◆ Source data:

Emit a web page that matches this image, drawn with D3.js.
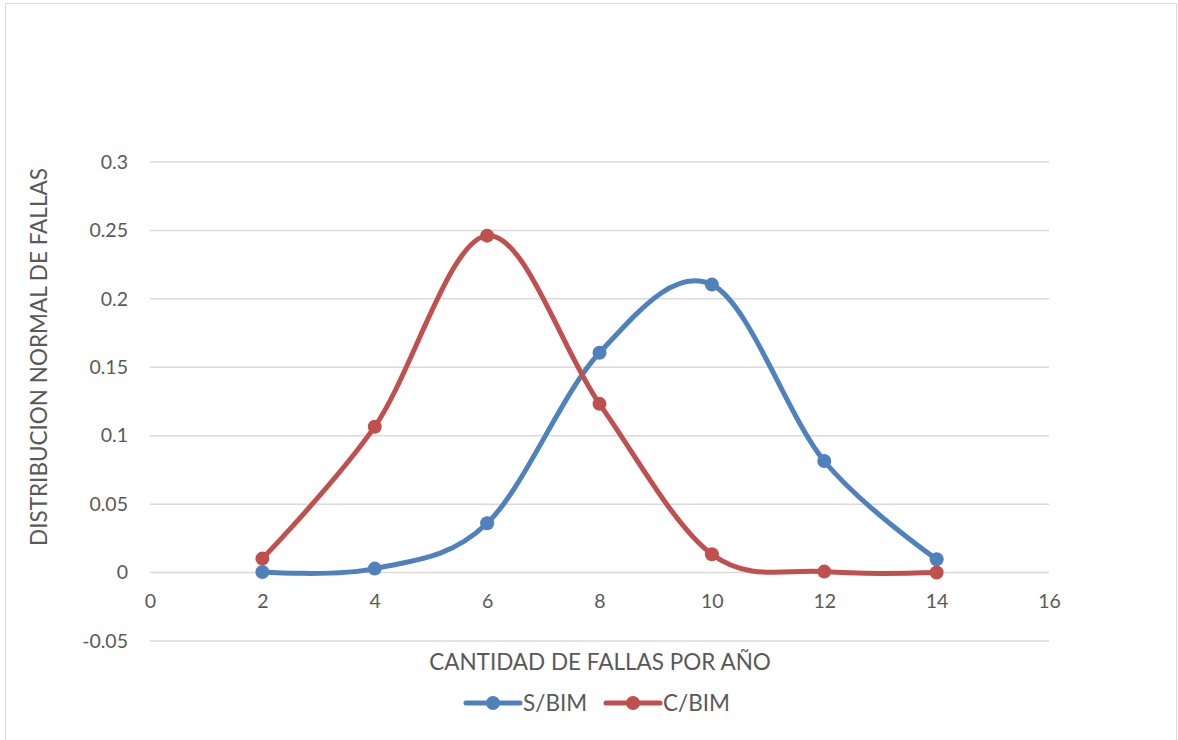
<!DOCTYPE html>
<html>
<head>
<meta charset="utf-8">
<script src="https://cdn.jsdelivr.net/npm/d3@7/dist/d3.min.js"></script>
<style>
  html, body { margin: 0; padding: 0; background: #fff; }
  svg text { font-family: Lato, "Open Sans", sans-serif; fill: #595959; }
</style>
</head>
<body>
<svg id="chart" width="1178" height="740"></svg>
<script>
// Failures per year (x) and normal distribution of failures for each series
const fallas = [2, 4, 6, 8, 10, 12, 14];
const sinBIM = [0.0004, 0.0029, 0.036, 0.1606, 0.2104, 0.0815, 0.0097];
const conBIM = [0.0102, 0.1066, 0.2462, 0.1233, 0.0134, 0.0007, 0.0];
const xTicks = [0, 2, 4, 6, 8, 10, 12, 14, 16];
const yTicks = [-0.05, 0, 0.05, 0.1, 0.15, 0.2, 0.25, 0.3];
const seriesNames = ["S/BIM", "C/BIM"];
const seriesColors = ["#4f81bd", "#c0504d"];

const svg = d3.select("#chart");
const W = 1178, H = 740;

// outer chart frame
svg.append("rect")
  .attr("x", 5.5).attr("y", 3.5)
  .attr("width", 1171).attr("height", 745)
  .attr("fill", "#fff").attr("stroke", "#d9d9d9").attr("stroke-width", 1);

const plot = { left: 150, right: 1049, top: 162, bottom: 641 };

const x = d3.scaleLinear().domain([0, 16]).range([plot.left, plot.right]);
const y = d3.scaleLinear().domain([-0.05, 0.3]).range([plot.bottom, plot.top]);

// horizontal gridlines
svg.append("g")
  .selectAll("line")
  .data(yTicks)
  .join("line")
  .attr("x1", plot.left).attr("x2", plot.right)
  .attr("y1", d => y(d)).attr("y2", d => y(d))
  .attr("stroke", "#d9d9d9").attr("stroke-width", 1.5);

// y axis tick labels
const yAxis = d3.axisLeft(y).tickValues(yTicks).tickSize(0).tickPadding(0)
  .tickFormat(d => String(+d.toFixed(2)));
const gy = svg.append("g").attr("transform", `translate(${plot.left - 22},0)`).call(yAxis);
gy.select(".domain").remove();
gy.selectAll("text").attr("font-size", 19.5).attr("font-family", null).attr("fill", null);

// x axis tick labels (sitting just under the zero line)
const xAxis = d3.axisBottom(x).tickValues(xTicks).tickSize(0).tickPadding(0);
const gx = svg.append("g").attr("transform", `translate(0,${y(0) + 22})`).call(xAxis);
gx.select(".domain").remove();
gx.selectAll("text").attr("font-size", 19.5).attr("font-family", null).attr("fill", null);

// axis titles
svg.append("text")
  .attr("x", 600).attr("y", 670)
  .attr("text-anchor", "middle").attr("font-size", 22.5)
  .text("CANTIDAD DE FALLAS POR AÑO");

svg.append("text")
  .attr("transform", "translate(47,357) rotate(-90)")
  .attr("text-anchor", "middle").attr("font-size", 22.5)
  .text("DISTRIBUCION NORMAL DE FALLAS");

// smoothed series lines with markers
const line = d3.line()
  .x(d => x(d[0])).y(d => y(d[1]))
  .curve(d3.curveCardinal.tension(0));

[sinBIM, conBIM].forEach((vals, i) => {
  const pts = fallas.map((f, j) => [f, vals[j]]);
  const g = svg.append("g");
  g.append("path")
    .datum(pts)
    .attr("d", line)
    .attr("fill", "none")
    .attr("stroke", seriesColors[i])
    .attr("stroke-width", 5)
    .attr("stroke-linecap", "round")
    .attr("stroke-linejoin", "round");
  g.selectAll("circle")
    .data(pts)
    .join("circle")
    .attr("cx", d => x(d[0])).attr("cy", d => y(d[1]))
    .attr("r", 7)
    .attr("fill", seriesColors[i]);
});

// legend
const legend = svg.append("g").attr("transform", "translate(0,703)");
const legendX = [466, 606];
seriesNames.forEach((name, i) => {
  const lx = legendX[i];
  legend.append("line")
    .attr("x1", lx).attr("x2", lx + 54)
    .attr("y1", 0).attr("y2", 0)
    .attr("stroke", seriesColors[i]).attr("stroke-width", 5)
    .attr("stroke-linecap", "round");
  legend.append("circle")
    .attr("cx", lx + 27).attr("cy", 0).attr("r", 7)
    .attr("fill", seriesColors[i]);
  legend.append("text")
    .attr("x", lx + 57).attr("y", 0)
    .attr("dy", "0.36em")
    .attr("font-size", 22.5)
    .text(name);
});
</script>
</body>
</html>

◆ What this task involves: Omitting all pictures, restate exactly the lines of the material from its start through the line that contains "const W = 1178, H = 740;".

◆ Complete output:
Emit a web page that matches this image, drawn with D3.js.
<!DOCTYPE html>
<html>
<head>
<meta charset="utf-8">
<script src="https://cdn.jsdelivr.net/npm/d3@7/dist/d3.min.js"></script>
<style>
  html, body { margin: 0; padding: 0; background: #fff; }
  svg text { font-family: Lato, "Open Sans", sans-serif; fill: #595959; }
</style>
</head>
<body>
<svg id="chart" width="1178" height="740"></svg>
<script>
// Failures per year (x) and normal distribution of failures for each series
const fallas = [2, 4, 6, 8, 10, 12, 14];
const sinBIM = [0.0004, 0.0029, 0.036, 0.1606, 0.2104, 0.0815, 0.0097];
const conBIM = [0.0102, 0.1066, 0.2462, 0.1233, 0.0134, 0.0007, 0.0];
const xTicks = [0, 2, 4, 6, 8, 10, 12, 14, 16];
const yTicks = [-0.05, 0, 0.05, 0.1, 0.15, 0.2, 0.25, 0.3];
const seriesNames = ["S/BIM", "C/BIM"];
const seriesColors = ["#4f81bd", "#c0504d"];

const svg = d3.select("#chart");
const W = 1178, H = 740;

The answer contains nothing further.